My impression is that those who seek to defend a literal 6 day creation and Noah’s flood are people whose faith in the Bible as a whole has become entrenched in the concept that every word of it is God breathed, by which they mean a form of automatic writing with God directing every word and all punctuation. They often (for English speakers) see the King James Version of the Bible as the first so most perfect English translation, despite it being neither the first in English, nor the most accurate. Many manuscripts have been discovered since KJV and the translation had political leanings to defend the status of the monarchy, it was also using a dated language even when new.

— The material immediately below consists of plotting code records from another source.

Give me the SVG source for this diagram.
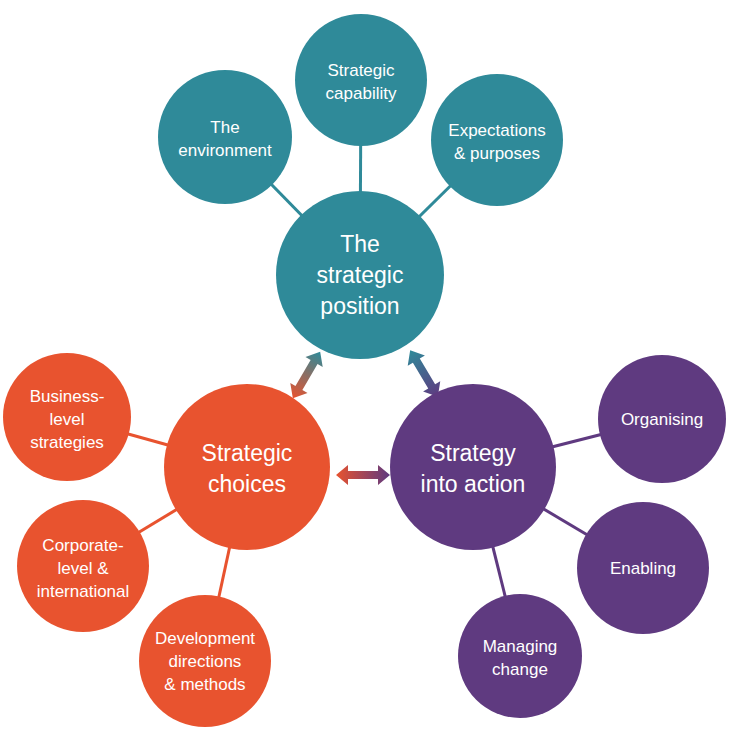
<svg xmlns="http://www.w3.org/2000/svg" width="730" height="742" viewBox="0 0 730 742">
<style>
.t{fill:#2f8a99}.o{fill:#e8532f}.p{fill:#5f3a80}
text{fill:#fff;font-family:"Liberation Sans",Arial,sans-serif;text-anchor:middle}
.s{font-size:17px}.b{font-size:23px}
.lt{stroke:#2f8a99;stroke-width:3}.lo{stroke:#e8532f;stroke-width:3}.lp{stroke:#5f3a80;stroke-width:3}
</style>
<defs>
<linearGradient id="gOT"><stop offset="0" stop-color="#e8532f"/><stop offset="1" stop-color="#2f8a99"/></linearGradient>
<linearGradient id="gTP"><stop offset="0" stop-color="#2f8a99"/><stop offset="1" stop-color="#5f3a80"/></linearGradient>
<linearGradient id="gOP"><stop offset="0" stop-color="#e8532f"/><stop offset="1" stop-color="#5f3a80"/></linearGradient>
<path id="da" d="M-27,0 L-15,-10 L-15,-4 L15,-4 L15,-10 L27,0 L15,10 L15,4 L-15,4 L-15,10 Z"/>
</defs>
<g id="connectors">
<line class="lt" x1="225" y1="137" x2="360" y2="275"/>
<line class="lt" x1="361" y1="80" x2="360" y2="275"/>
<line class="lt" x1="497" y1="140" x2="360" y2="275"/>
<line class="lo" x1="67" y1="417" x2="247" y2="467"/>
<line class="lo" x1="83" y1="566" x2="247" y2="467"/>
<line class="lo" x1="205" y1="661" x2="247" y2="467"/>
<line class="lp" x1="662" y1="419" x2="473" y2="467"/>
<line class="lp" x1="643" y1="568" x2="473" y2="467"/>
<line class="lp" x1="520" y1="656" x2="473" y2="467"/>
<use href="#da" fill="url(#gOT)" transform="translate(306.5,375) rotate(-59.6)"/>
<use href="#da" fill="url(#gTP)" transform="translate(424,373.5) rotate(59.2)"/>
<use href="#da" fill="url(#gOP)" transform="translate(363,475)"/>
</g>
<g id="env"><circle class="t" cx="225" cy="137" r="67"/><text class="s" x="225" y="133">The</text><text class="s" x="225" y="156">environment</text></g>
<g id="cap"><circle class="t" cx="361" cy="80" r="66"/><text class="s" x="361" y="76">Strategic</text><text class="s" x="361" y="99">capability</text></g>
<g id="exp"><circle class="t" cx="497" cy="140" r="66"/><text class="s" x="497" y="136">Expectations</text><text class="s" x="497" y="159">&amp; purposes</text></g>
<g id="pos"><circle class="t" cx="360" cy="275" r="84"/><text class="b" x="360" y="252">The</text><text class="b" x="360" y="283">strategic</text><text class="b" x="360" y="314">position</text></g>
<g id="bus"><circle class="o" cx="67" cy="417" r="64"/><text class="s" x="67" y="402">Business-</text><text class="s" x="67" y="425">level</text><text class="s" x="67" y="448">strategies</text></g>
<g id="corp"><circle class="o" cx="83" cy="566" r="66"/><text class="s" x="83" y="551">Corporate-</text><text class="s" x="83" y="574">level &amp;</text><text class="s" x="83" y="597">international</text></g>
<g id="dev"><circle class="o" cx="205" cy="661" r="66"/><text class="s" x="205" y="644">Development</text><text class="s" x="205" y="667">directions</text><text class="s" x="205" y="690">&amp; methods</text></g>
<g id="choices"><circle class="o" cx="247" cy="467" r="83"/><text class="b" x="247" y="461">Strategic</text><text class="b" x="247" y="492">choices</text></g>
<g id="action"><circle class="p" cx="473" cy="467" r="83"/><text class="b" x="473" y="461">Strategy</text><text class="b" x="473" y="492">into action</text></g>
<g id="org"><circle class="p" cx="662" cy="419" r="64"/><text class="s" x="662" y="425">Organising</text></g>
<g id="ena"><circle class="p" cx="643" cy="568" r="66"/><text class="s" x="643" y="574">Enabling</text></g>
<g id="man"><circle class="p" cx="520" cy="656" r="62"/><text class="s" x="520" y="652">Managing</text><text class="s" x="520" y="675">change</text></g>
</svg>
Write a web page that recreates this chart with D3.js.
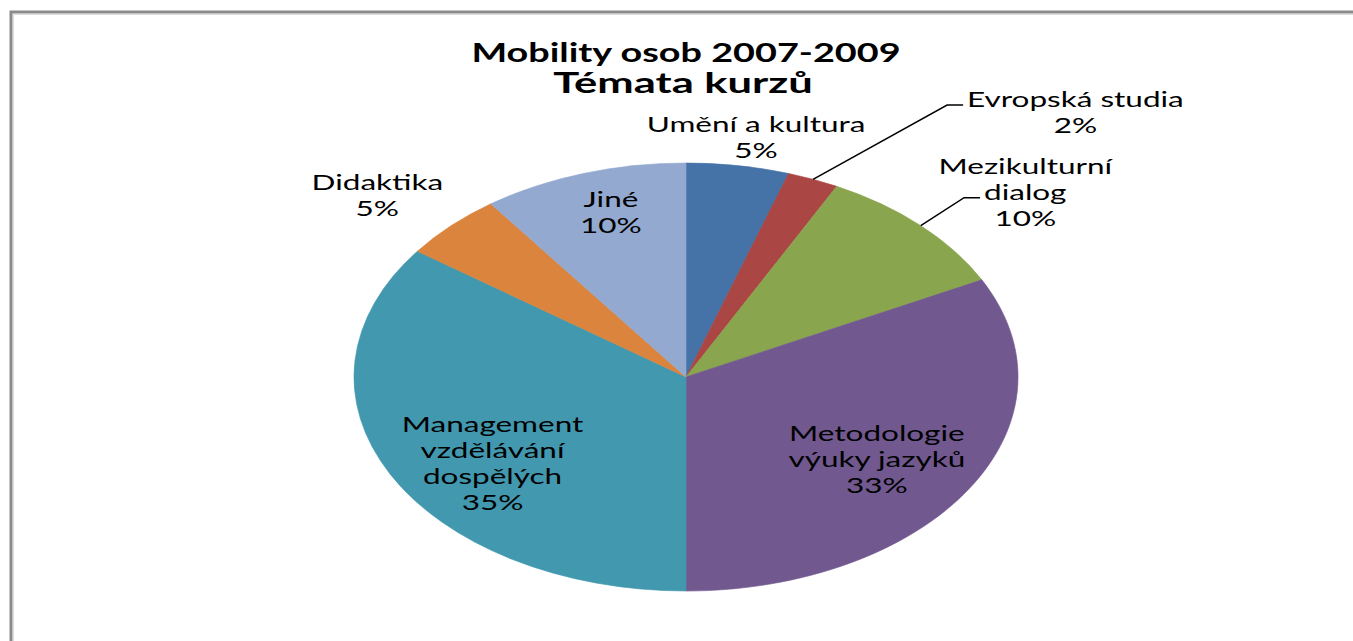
<!DOCTYPE html>
<html>
<head>
<meta charset="utf-8">
<style>
    body { margin: 0; background: #fff; }
    text { font-family: Lato, "Open Sans", sans-serif; fill: #000; }
</style>
</head>
<body>
<script src="https://d3js.org/d3.v7.min.js"></script>
<script>
    // data
    const categories = ["Umění a kultura", "Evropská studia", "Mezikulturní dialog", "Metodologie výuky jazyků",
        "Management vzdělávání dospělých", "Didaktika", "Jiné"];
    const categoryLines = [["Umění a kultura"], ["Evropská studia"], ["Mezikulturní", "dialog"],
        ["Metodologie", "výuky jazyků"], ["Management", "vzdělávání", "dospělých"], ["Didaktika"], ["Jiné"]];
    const values = [5, 2.5, 10, 32.5, 35, 5, 10];
    const pctLabels = ["5%", "2%", "10%", "33%", "35%", "5%", "10%"];
    const colors = ["#4572A7", "#AA4643", "#89A54E", "#71588F", "#4198AF", "#DB843D", "#93A9CF"];
    const titleLines = ["Mobility osob 2007-2009", "Témata kurzů"];

    // label layout: angle (deg, clockwise from top), radius (fraction of pie), leader line?
    const labelAngle = [10.7, 43.5, 49.8, 123.7, 235.4, 312.3, 343.6];
    const labelRadius = [1.137, 1.704, 1.338, 0.691, 0.708, 1.257, 0.801];
    const labelLeader = [false, true, true, false, false, false, false];

    const W = 1353, H = 641;
    const cx = 686, cy = 377, ry = 214, rx = 332;
    const sx = rx / ry;      // the chart is stretched horizontally
    const tx = 1.5;          // horizontal stretch of the text
    const fs = 21, cap = 15, lh = 26;

    const svg = d3.select("body").append("svg").attr("width", W).attr("height", H);

    // frame
    svg.append("path").attr("d", `M11,${H} V12 H${W}`)
        .attr("fill", "none").attr("stroke", "#8a8a8a").attr("stroke-width", 3);
    svg.append("path").attr("d", `M13.5,${H} V14.5 H${W}`)
        .attr("fill", "none").attr("stroke", "#dcdcdc").attr("stroke-width", 1);

    // title
    const tt = svg.append("g");
    tt.append("text").attr("transform", `translate(686,62) scale(1.4,1)`)
        .attr("text-anchor", "middle").attr("font-weight", 700).attr("font-size", 27)
        .text(titleLines[0]);
    tt.append("text").attr("transform", `translate(683,93) scale(${tx},1)`)
        .attr("text-anchor", "middle").attr("font-weight", 700).attr("font-size", 29)
        .text(titleLines[1]);

    // pie
    const pie = d3.pie().sort(null).value(d => d)(values);
    const arc = d3.arc().innerRadius(0).outerRadius(ry);
    const g = svg.append("g").attr("transform", `translate(${cx},${cy}) scale(${sx},1)`);
    g.selectAll("path").data(pie).enter().append("path")
        .attr("d", arc)
        .attr("fill", (d, i) => colors[i])
        .attr("stroke", (d, i) => colors[i])
        .attr("stroke-width", 0.5);

    // labels
    const pt = (a, r) => {
        const t = a * Math.PI / 180;
        return [cx + Math.sin(t) * rx * r, cy - Math.cos(t) * ry * r];
    };

    const labels = svg.append("g");
    pie.forEach((d, i) => {
        const lines = categoryLines[i].concat([pctLabels[i]]);
        const [lx, ly] = pt(labelAngle[i], labelRadius[i]);
        const h = cap + (lines.length - 1) * lh;
        const y0 = ly - h / 2 + cap;
        const lg = labels.append("g");
        const widths = [];
        lines.forEach((s, j) => {
            const t = lg.append("text")
                .attr("transform", `translate(${lx},${y0 + j * lh}) scale(${tx},1)`)
                .attr("text-anchor", "middle")
                .attr("font-size", fs)
                .attr("fill", "#111")
                .text(s);
            widths.push(t.node().getComputedTextLength() * tx);
        });
        if (labelLeader[i]) {
            const k = Math.floor((lines.length - 1) / 2);
            const ex = lx - widths[k] / 2 - 4;
            const ey = y0 + k * lh - 2;
            const mid = (d.startAngle + d.endAngle) / 2 * 180 / Math.PI;
            const [sx0, sy0] = pt(mid, 1);
            labels.append("path")
                .attr("d", d3.line()([[sx0, sy0], [ex - 16, ey], [ex, ey]]))
                .attr("fill", "none").attr("stroke", "#000").attr("stroke-width", 1.5);
        }
    });
</script>
</body>
</html>
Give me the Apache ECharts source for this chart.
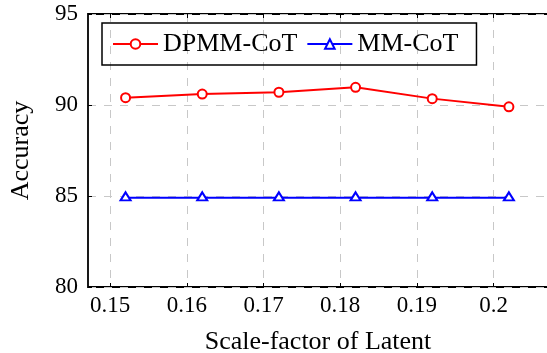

For those who see every word of the Bible as God dictated, the status of the New Testament and the stories and words of Jesus need the Genesis accounts to be literal truth too.  If one were to be not literal truth then the other would also fall, if creation was not 6 days then Jesus could not be their salvation.

 This seems to be the core reason for their desire to argue for a singular intepretation of the first Biblical chapters and the absolute fear of any other truth.  They have based the core of their faith on a word by word truth of the Bible, and in the young earth theories fall, then so does the basis of their faith.  They must therefore defend creationism with all they have.

This deep commitment to a single view of the scriptures, and a fear of any other point of view leads them to see only creationists as valid Christians, and the need to expend a lot of money to try and convert others to YEC and their ‘true faith’.  Even so it would be a matter for themselves, except that it has powerful impacts on politics within a powerful nation, that is for another post.

This is not the faith I find in my Bible, I find fables that speak of God’s ways, I find people trying to understand their relationship with their God, and through that I hear the voice of God, not through dictation, but through the experiences of other God followers.